Rust, with the unicode-segmentation crate, provides an idiomatic iterator:

use unicode_segmentation::UnicodeSegmentation;

fn main() {
    let family = "\\u{1F468}\\u{200D}\\u{1F469}\\u{200D}\\u{1F467}\\u{200D}\\u{1F466}";

    let grapheme_count = family.graphemes(true).count();
    println!("{}", grapheme_count);  // 1

    // Truncate to first N grapheme clusters
    let truncated: String = family.graphemes(true).take(1).collect();
    println!("{}", truncated);  // 👨‍👩‍👧‍👦
}

The Regex \X Solution

In languages that support PCRE or ICU regex, \\X matches a single grapheme cluster. This is extremely useful for character-counting operations:

import regex  # pip install regex (not re)

text = "caf\\u00E9 \\U0001F468\\u200D\\U0001F469"

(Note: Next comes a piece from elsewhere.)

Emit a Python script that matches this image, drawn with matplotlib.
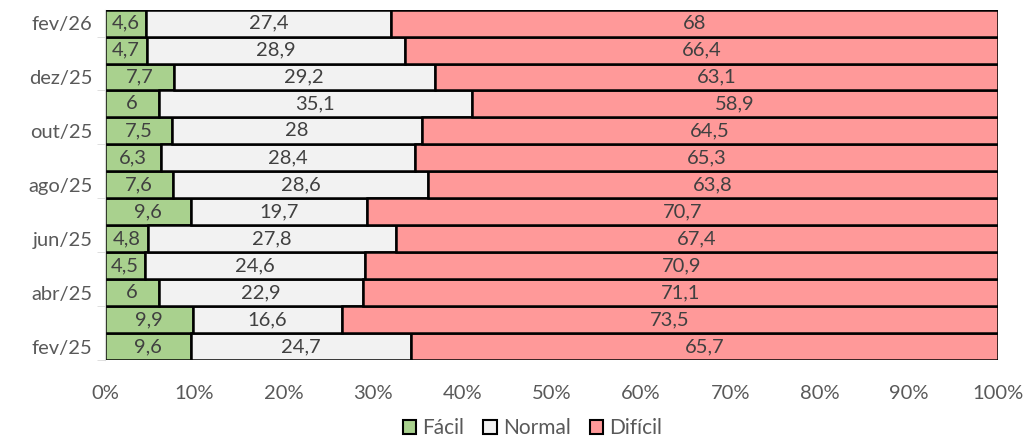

# Count grapheme clusters with \\X
import re as re_module
clusters = regex.findall(r"\\X", text)
print(len(clusters))  # 8 (c, a, f, é, space, 👨, ZWJ-sequence-is-one, 👩)
# Perl has \\X built into its regex engine
my $text = "caf\\x{00E9} \\x{1F468}\\x{200D}\\x{1F469}";
my @graphemes = ($text =~ /\\X/g);
print scalar @graphemes;  # 8

Practical Guidelines

For display length / truncation: Always use grapheme clusters. A tweet with "20 characters" means 20 grapheme clusters, not 20 bytes or 20 code points.

For storage size: Use bytes. Your database column VARCHAR(255) means 255 bytes in some databases. Check whether your ORM is transparently handling this.

For string indexing: Be aware that Python and JavaScript indexing is by code point and code unit respectively. Slicing s[0:5] can produce broken text if you split in the middle of a grapheme cluster.

For random access: If you need random access to grapheme clusters, pre-segment the string into a list of grapheme clusters first, then index into the list.

The bottom line: whenever a user interacts with "characters" — typing, selecting, copying, counting — they're thinking in grapheme clusters. Your code should too.